It’s a love–hate relationship the one I have with social media. Push and pull. Some days, I absolutely love it and can see myself represented in the different facets of the online community, but other days I feel it pulling me in all sorts of different negative directions from which I have to consciously pull myself out of. Some days I succeed, but others, I just accept that I’m drowning in a big pool of darkness with no way out and I hope the next day will be better.
I would describe the online universe as a place that can sometimes look like a big stinky trash bag which one would really love to stay clear of, but in that same bag, amongst all the filth and dirt, there are also rare gems and unexpected treasures deep within. The funky odour it exudes gives enough reason to stay away, but the possibilities of what could be discovered below it provide enough incentive to go hunting.

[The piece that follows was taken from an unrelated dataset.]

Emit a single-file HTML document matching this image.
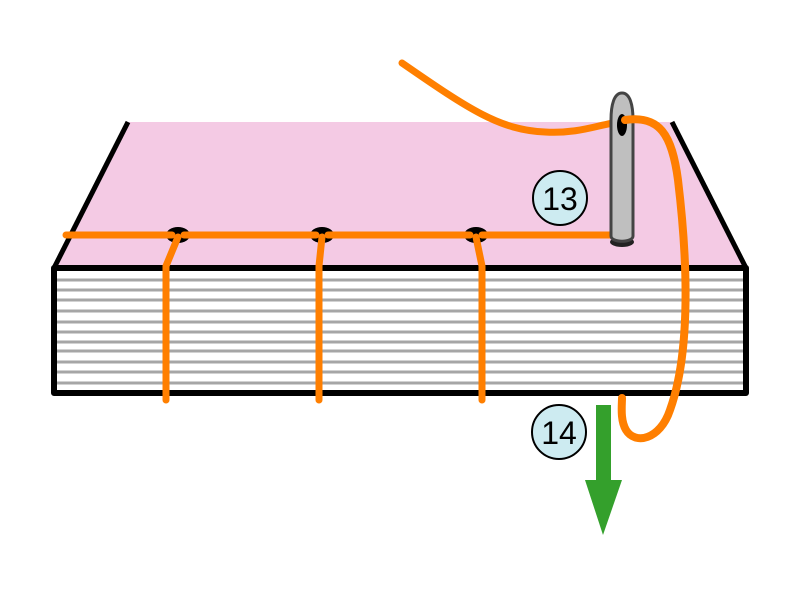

That’s exactly how I would describe the online platforms to a person who had never heard of it or experienced it first-hand. There is so much good, but there’s also a ton of bad, it all depends on where you put your hands while you dig and what your fingers touch. Literally.
I’m one of the many guilty ones who also goes digging to see what I may stumble upon on a daily basis and while sometimes I hate the way the online space makes me feel, most days I can’t imagine my life without it. That’s probably an awful thing, but it’s the truth and it’s the truth I’m awake to. The online world in all its forms creeps into everything I do. It has the power to shift narratives, ideas, positions. With it, we cancel our targets and put the next shiny item up on display on an altar until we are over them too. It influences and questions our perspectives. It judges us more than we judge ourselves in real time. It has so much power and yet it’s so much power we give away freely.

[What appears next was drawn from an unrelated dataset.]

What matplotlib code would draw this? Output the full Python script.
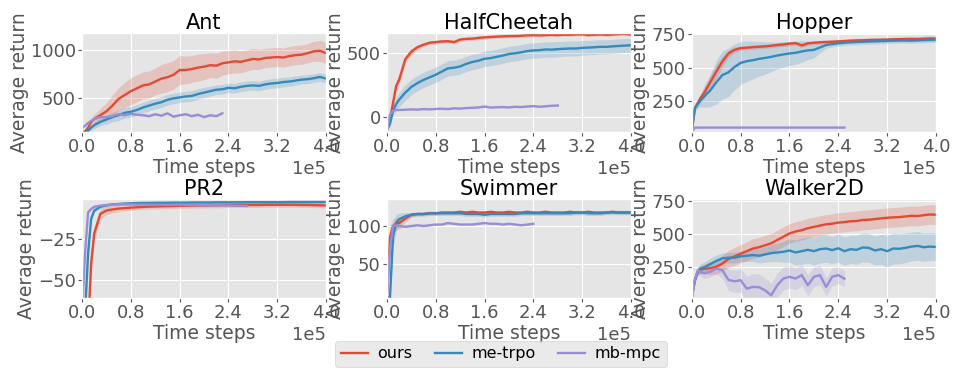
import numpy as np
import matplotlib
matplotlib.use("Agg")
import matplotlib.pyplot as plt

plt.style.use("ggplot")

# shared time grid (units of 1e5 steps)
steps = [0.0, 0.05, 0.1, 0.15, 0.2, 0.3, 0.4, 0.5, 0.6, 0.7, 0.8, 0.9, 1.0,
         1.1, 1.2, 1.3, 1.4, 1.5, 1.6, 1.7, 1.8, 1.9, 2.0, 2.1, 2.2, 2.3,
         2.4, 2.5, 2.6, 2.7, 2.8, 2.9, 3.0, 3.1, 3.2, 3.3, 3.4, 3.5, 3.6,
         3.7, 3.8, 3.9, 4.0]

methods = ["ours", "me-trpo", "mb-mpc"]
colors = ["#E24A33", "#348ABD", "#988ED5"]
envs = ["Ant", "HalfCheetah", "Hopper", "PR2", "Swimmer", "Walker2D"]

# ---- Ant
ant_ours = [140, 150, 190, 250, 280, 320, 360, 420, 490, 530, 570, 600, 630,
            640, 670, 700, 715, 740, 790, 790, 800, 815, 825, 840, 835, 860,
            870, 880, 875, 890, 905, 900, 915, 920, 925, 920, 935, 945, 950,
            965, 985, 990, 965]
ant_ours_sd = [20, 25, 30, 40, 50, 70, 90, 110, 120, 130, 140, 140, 140,
               140, 140, 150, 150, 150, 150, 145, 140, 140, 135, 130, 130, 125,
               120, 120, 115, 110, 110, 105, 100, 100, 100, 100, 100, 100, 100,
               100, 105, 110, 110]
ant_trpo = [140, 145, 160, 190, 215, 250, 275, 300, 320, 345, 355, 375, 400,
            420, 440, 455, 480, 495, 505, 515, 520, 540, 555, 570, 585, 590,
            605, 600, 615, 625, 630, 625, 640, 650, 655, 665, 670, 680, 690,
            695, 705, 718, 700]
ant_trpo_sd = [15, 20, 25, 30, 35, 40, 45, 50, 55, 55, 55, 55, 55,
               55, 55, 55, 55, 55, 55, 55, 55, 55, 55, 50, 50, 50,
               50, 50, 50, 50, 50, 50, 50, 50, 50, 50, 48, 48, 46,
               46, 45, 45, 45]
ant_mpc = [190, 210, 240, 260, 280, 300, 300, 310, 330, 320, 335, 325, 320,
           310, 330, 315, 340, 305, 320, 330, 310, 325, 300, 320, 310, 340]
ant_mpc_sd = [10] * 26

# ---- HalfCheetah
hc_ours = [-100, -20, 110, 240, 290, 450, 510, 545, 565, 580, 585, 590, 592,
           585, 605, 610, 612, 618, 622, 625, 628, 630, 632, 633, 635, 638,
           640, 638, 640, 642, 640, 643, 642, 645, 646, 640, 643, 645, 642,
           645, 648, 650, 643]
hc_ours_sd = [10, 30, 40, 45, 40, 30, 25, 20, 15, 15, 15, 15, 15,
              15, 15, 14, 14, 14, 14, 13, 13, 13, 13, 13, 13, 13,
              12, 12, 12, 12, 12, 12, 12, 12, 12, 12, 12, 12, 12,
              12, 12, 12, 12]
hc_trpo = [-100, -50, 50, 100, 135, 190, 235, 265, 290, 310, 330, 355, 380,
           385, 395, 415, 430, 440, 455, 460, 470, 480, 492, 498, 505, 515,
           520, 522, 528, 526, 530, 533, 535, 535, 540, 542, 545, 548, 548,
           552, 555, 558, 560]
hc_trpo_sd = [10, 30, 40, 50, 55, 60, 60, 60, 60, 60, 60, 60, 60,
              60, 60, 60, 60, 60, 60, 60, 60, 60, 60, 60, 60, 60,
              60, 60, 60, 60, 60, 58, 58, 58, 58, 56, 56, 56, 55,
              55, 55, 55, 55]
hc_mpc = [-100, 20, 50, 55, 55, 57, 60, 58, 62, 60, 63, 65, 62,
          68, 66, 70, 72, 75, 82, 74, 76, 78, 75, 80, 78, 82,
          85, 80, 84, 88, 90]
hc_mpc_sd = [5] * 31

# ---- Hopper
hop_ours = [30, 200, 240, 280, 310, 390, 470, 545, 605, 632, 645, 648, 652,
            655, 658, 662, 668, 672, 678, 682, 665, 680, 685, 688, 690, 692,
            695, 697, 700, 702, 703, 705, 706, 707, 708, 710, 711, 712, 713,
            712, 714, 716, 715]
hop_ours_sd = [5, 20, 25, 30, 40, 50, 50, 40, 30, 20, 15, 15, 15,
               15, 15, 15, 15, 15, 15, 15, 15, 15, 15, 15, 15, 15,
               15, 15, 15, 15, 15, 15, 15, 15, 15, 15, 15, 18, 18,
               18, 20, 20, 20]
hop_trpo = [30, 200, 230, 260, 285, 330, 390, 445, 465, 505, 535, 548, 555,
            565, 572, 580, 590, 598, 605, 610, 620, 628, 632, 650, 668, 675,
            680, 685, 688, 690, 692, 694, 695, 697, 698, 700, 701, 702, 700,
            703, 705, 707, 708]
hop_trpo_sd = [5, 20, 30, 50, 80, 120, 160, 180, 180, 170, 160, 150, 140,
               130, 120, 110, 100, 95, 90, 85, 80, 70, 60, 40, 25, 20,
               20, 20, 20, 20, 20, 20, 20, 20, 20, 20, 20, 20, 20,
               20, 20, 20, 20]
hop_mpc = [22, 55, 55, 55, 55, 55, 55, 55, 55, 55, 55, 55, 55,
           55, 55, 55, 55, 55, 55, 55, 55, 55, 55, 55, 55, 55,
           55, 55]
hop_mpc_sd = [2] * 28

# ---- PR2
pr2_ours = [-80, -80, -80, -40, -22, -10, -8, -7.3, -6.8, -6.5, -6.2, -6.0, -5.8,
            -5.6, -5.5, -5.4, -5.3, -5.2, -5.1, -5.0, -5.0, -4.9, -4.9, -4.8, -4.8, -4.7,
            -4.7, -4.6, -4.6, -4.6, -4.6, -4.6, -4.5, -4.5, -4.5, -4.5, -4.5, -4.5, -4.6,
            -4.6, -4.7, -4.8, -4.9]
pr2_ours_sd = [2, 2, 4, 5, 4, 3, 2.5, 2, 1.8, 1.6, 1.5, 1.5, 1.5,
               1.5, 1.5, 1.5, 1.5, 1.5, 1.5, 1.5, 1.5, 1.5, 1.5, 1.5, 1.5, 1.5,
               1.5, 1.5, 1.5, 1.5, 1.5, 1.5, 1.5, 1.5, 1.5, 1.5, 1.5, 1.5, 1.5,
               1.5, 1.5, 1.5, 1.5]
pr2_trpo = [-80, -70, -34, -13, -8, -5.7, -4.8, -4.3, -4.0, -3.8, -3.6, -3.5, -3.4,
            -3.4, -3.3, -3.3, -3.3, -3.2, -3.2, -3.2, -3.1, -3.1, -3.1, -3.1, -3.0, -3.0,
            -3.0, -3.0, -3.0, -2.9, -2.9, -2.9, -2.9, -2.9, -2.9, -2.9, -2.8, -2.8, -2.8,
            -2.8, -2.8, -2.8, -2.8]
pr2_trpo_sd = [1] * 43
pr2_mpc = [-70, -34, -9, -7, -5.7, -5.0, -4.6, -4.4, -4.2, -4.2, -4.2, -4.3, -4.3,
           -4.4, -4.4, -4.4, -4.5, -4.5, -4.4, -4.5, -4.6, -4.6, -4.7, -4.7, -4.8, -4.8,
           -4.9, -5.0, -5.1, -5.2]
pr2_mpc_sd = [0.5] * 30

# ---- Swimmer
sw_ours = [5, 85, 100, 103, 104, 110, 115, 116, 116, 117, 117, 118, 118,
           118, 119, 118, 119, 118, 118, 119, 118, 118, 119, 118, 118, 119,
           118, 118, 119, 118, 118, 118, 119, 118, 118, 119, 118, 118, 118,
           119, 118, 118, 118]
sw_ours_sd = [2, 15, 10, 8, 8, 5, 3, 2, 2, 2, 2, 2, 2,
              2, 2, 2, 2, 2, 2, 2, 2, 2, 2, 2, 2, 2,
              2, 2, 2, 2, 2, 2, 2, 2, 2, 2, 2, 2, 2,
              2, 2, 2, 2]
sw_trpo = [5, 5, 86, 104, 109, 113, 115, 116, 116, 117, 117, 117, 117,
           117, 117, 116, 116, 116, 115, 116, 116, 116, 116, 116, 117, 117,
           117, 117, 117, 117, 117, 117, 117, 118, 118, 117, 117, 117, 118,
           118, 118, 118, 118]
sw_trpo_sd = [2, 2, 15, 12, 8, 5, 3, 3, 3, 3, 3, 3, 3,
              3, 3, 3, 3, 3, 3, 3, 3, 3, 3, 3, 3, 3,
              3, 3, 3, 3, 3, 3, 3, 3, 3, 3, 3, 3, 3,
              3, 3, 3, 3]
sw_mpc = [5, 70, 100, 101, 100, 99, 100, 101, 100, 101, 102, 102, 104,
          103, 102, 102, 102, 103, 104, 103, 103, 102, 103, 102, 101, 102,
          103]
sw_mpc_sd = [1] * 27

# ---- Walker2D
wk_ours = [15, 150, 215, 230, 235, 240, 250, 275, 310, 330, 350, 370, 390,
           400, 415, 430, 455, 480, 505, 520, 530, 545, 555, 565, 575, 580,
           588, 592, 598, 600, 608, 610, 615, 620, 625, 628, 630, 635, 640,
           638, 645, 650, 648]
wk_ours_sd = [5, 20, 30, 32, 35, 50, 55, 60, 65, 68, 70, 72, 75,
              75, 75, 75, 75, 75, 75, 75, 75, 75, 75, 75, 75, 75,
              75, 75, 75, 75, 75, 75, 75, 75, 75, 75, 75, 75, 75,
              75, 75, 75, 75]
wk_trpo = [15, 150, 220, 240, 245, 270, 295, 315, 320, 320, 330, 335, 340,
           335, 345, 355, 360, 365, 375, 360, 370, 380, 370, 385, 390, 378,
           392, 370, 385, 380, 398, 395, 375, 385, 370, 390, 388, 395, 405,
           410, 400, 405, 402]
wk_trpo_sd = [5, 20, 30, 35, 40, 45, 45, 42, 40, 40, 40, 45, 50,
              55, 60, 65, 70, 80, 90, 95, 100, 100, 105, 105, 105, 105,
              108, 108, 108, 110, 110, 110, 110, 115, 120, 118, 115, 112, 110,
              110, 108, 106, 105]
wk_mpc = [15, 150, 225, 210, 200, 212, 237, 225, 150, 140, 148, 84, 97,
          95, 71, 33, 110, 161, 174, 161, 187, 110, 174, 187, 97, 174,
          187, 160]
wk_mpc_sd = [5, 20, 30, 35, 40, 40, 40, 60, 80, 85, 90, 95, 100,
             100, 95, 90, 90, 90, 85, 85, 80, 80, 75, 75, 70, 70,
             65, 60]

curves = {
    "Ant": [(ant_ours, ant_ours_sd), (ant_trpo, ant_trpo_sd), (ant_mpc, ant_mpc_sd)],
    "HalfCheetah": [(hc_ours, hc_ours_sd), (hc_trpo, hc_trpo_sd), (hc_mpc, hc_mpc_sd)],
    "Hopper": [(hop_ours, hop_ours_sd), (hop_trpo, hop_trpo_sd), (hop_mpc, hop_mpc_sd)],
    "PR2": [(pr2_ours, pr2_ours_sd), (pr2_trpo, pr2_trpo_sd), (pr2_mpc, pr2_mpc_sd)],
    "Swimmer": [(sw_ours, sw_ours_sd), (sw_trpo, sw_trpo_sd), (sw_mpc, sw_mpc_sd)],
    "Walker2D": [(wk_ours, wk_ours_sd), (wk_trpo, wk_trpo_sd), (wk_mpc, wk_mpc_sd)],
}
ylims = {"Ant": (145, 1175), "HalfCheetah": (-117, 656), "Hopper": (22, 757),
         "PR2": (-61, -1), "Swimmer": (4, 136), "Walker2D": (12, 768)}
yticks = {"Ant": [500, 1000], "HalfCheetah": [0, 500], "Hopper": [250, 500, 750],
          "PR2": [-50, -25], "Swimmer": [50, 100], "Walker2D": [250, 500, 750]}

fs = 13

fig, axes = plt.subplots(2, 3, figsize=(9.58, 3.73), dpi=100)
fig.subplots_adjust(left=0.0856, right=0.977, top=0.9115, bottom=0.201,
                    wspace=0.249, hspace=0.677)

x_all = np.array(steps) * 1e5
for ax, env in zip(axes.flat, envs):
    for (mean, sd), c, name in zip(curves[env], colors, methods):
        mean = np.array(mean, dtype=float)
        sd = np.array(sd, dtype=float)
        x = x_all[:len(mean)]
        ax.fill_between(x, mean - sd, mean + sd, color=c, alpha=0.22, lw=0)
        ax.plot(x, mean, color=c, lw=1.7, label=name)
    ax.set_xlim(0, 4e5)
    ax.set_ylim(*ylims[env])
    ax.set_xticks(np.arange(0, 4.01e5, 0.8e5))
    ax.set_yticks(yticks[env])
    ax.ticklabel_format(axis="x", style="sci", scilimits=(0, 0))
    ax.tick_params(labelsize=fs, colors="#555555", length=3, pad=1.5)
    ax.xaxis.get_offset_text().set_fontsize(fs)
    ax.xaxis.get_offset_text().set_color("#555555")
    ax.set_title(env, fontsize=15, color="black", pad=3)
    ax.set_xlabel("Time steps", fontsize=13.5, color="#555555", labelpad=1)
    ax.set_ylabel("Average return", fontsize=13.5, color="#555555", labelpad=1)

handles, labels = axes[0, 0].get_legend_handles_labels()
fig.legend(handles, labels, loc="center", bbox_to_anchor=(0.523, 0.051), ncol=3,
           fontsize=11.5, handlelength=1.7, handletextpad=0.6, columnspacing=1.4,
           borderpad=0.35)

fig.savefig("out.png", dpi=100)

A couple of months ago, I came to the realisation that something about me had definitely changed. It was my fashion sense and personal style.
‘Safe’. That’s exactly how I would describe my outfit choices before the gradual change. I was more of a t-shirt/leggings kind of girl. I thrived in the simple and comfortable without much space for experimentation.
My worst nightmare used to be choosing outfits for the next day as I never knew what I wanted to wear. I’d find myself staring at my wardrobe for way longer than I’d love to admit only to end up picking the exact same styles in different shades. I mean, it’s not that hard to match black with black after all, right?
I would go for really mild shades which really didn’t scream any sort of desire for attention. Staying away from loud vivid colours, I’d remain as risk-free and unadventurous with my fashion style… or lack thereof.
At some point, however, something changed. I purchased my first neon bright green sweater on boohoo as well as a multi-coloured striped one. I began to switch up the clothes I was wearing while trying to mix and match patterns and textures. My safe choices went out the window and I started to allow myself to risk looking like a fool in order to wear a different or may I say more fashionable outfits. Around the same time, I discovered the YouTube channel of one of my current favourites, bestdressed aka Ashley, and together with her awfully weird yet relatable sense of humour, I was introduced to a new interest for fashion that I didn’t know I had.
I’ve always been a girly girl in the sense that I’ve always loved to shop and add new items to my collection, but for some reason I never allowed myself to run a little bit outside the box and wear outfits I thought were pushing it a little or were unusual. In my mind, there were looks for various occasions and for some reason I just wouldn’t allow myself to cross that line, not even a little.
So, what exactly changed? I strongly believe it was all the scrolling and double tapping I was doing, and still do, to be honest. At some point, Instagram became the first app I’d open after opening my eyes every morning. The #OOTD’s, #WIWN’s and #OutfitPosts hijacked my feed bombarding me with so many images and outfit ideas. That, in turn, made me want to explore more and try out new looks and combinations myself. I began to wear the clothes in my wardrobe I had neglected for so long and I began adding unique pieces to my collection: slogan t-shirts, overalls, skirts and shorts, dresses and sweaters… a lot of sweaters. The sky is the limit they say. Wrong. In this case, my bank account is!
To me, the change in my personal style is a positive one. I now enjoy making a statement with the clothes I wear and exploring my creativity when putting on pieces. I take pleasure in the fact that I now know and recognize the power an outfit can have on how a person is perceived or viewed. No more hiding behind unflattering clothes and dark colours because I just couldn’t be bothered. Was it comfort or laziness? I’m yet to decide.
Maybe I started wanting to put more effort into the way I dressed because I also wanted to look good in front of the cameras too. Did I begin to care more as an effect of my double-tapping on Instagram? Maybe it wasn’t about clothes, but more importantly about allowing myself to be seen. Maybe, I’m just finally letting myself be.
It wasn’t immediate, the evolving of personal style. In fact, I only noticed it not too long ago. It was probably when I discovered I could arrange my wardrobe in order of colour schemes that I realised I had made a lot of different buys that I wouldn’t have at the age of 17.
While I am loving this current phase of change and exploration, I can’t help but wonder: in what other ways could I be changing without realising?